The Media Mirror: what's in today's Russian newspapers?

Russia's recent parliamentary election continues to dominate the front pages of a number of Russian papers. Also making headlines is the failure of the talks on Kosovo and the perception by Ukrainian children of their country and government.

IZVESTIA daily published the results of its own internet poll on the meaning of the Duma election: 39 per cent responded that the people voted for stability in their own lives, 22 per cent of the country voted for Putin as its national leader, 21 per cent agree that Western liberalism proved inconsistent, 19 per cent- that it was a rehearsal for the presidential election.
 
The same paper has an article on the criticism of the election by some foreign observers. Many things plainly don’t look like what they are.  For instance, an opposition group supplied foreign observers with a video of a woman pushing a whole pack of ballots one after another into a ballot box. It was all over the internet and television. In fact, the woman turned out to be a member of a local electoral commission.  The voting papers had come from a portable ballot box for disabled people to cast their votes.
 
A NEZAVISIMAYA GAZETA editorial says Vladimir Putin suggested changing Russia’s electoral cycle so that the Duma and presidential elections would not follow each other so closely.

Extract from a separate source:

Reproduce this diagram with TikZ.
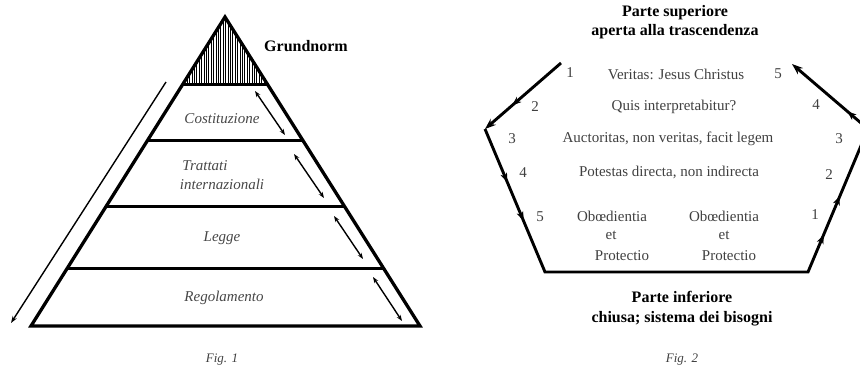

That would mean extending the presidential term. The editorial says that would also put Vladimir Putin, if he runs in 2012, above party politics as a true national leader.
 
VREMYA NOVOSTEI writes the Kosovo Troika has raised its hands in surrender. All their efforts to find common ground between Kosovars and Serbs proved a total failure.
 
IZVESTIA also features another poll – among Ukrainian children. The task for 11 – 13 year-olds was to draw Ukrainian politics in colour and write captions to the pictures. It appears, says the paper, that Ukrainian schoolchildren know their way around such terms as “parliamentary coalition” and “the forming of a parliamentary majority”.  However they prefer fairy tale terminology to describe their country’s politics: “The President works hard for us all, like Snow White. All other politicians are Gnomes. Ukraine lacks Cinderellas most of all, those who clear away everyone’s mess for them, live in poverty and then get elected to the Rada and help poor people.”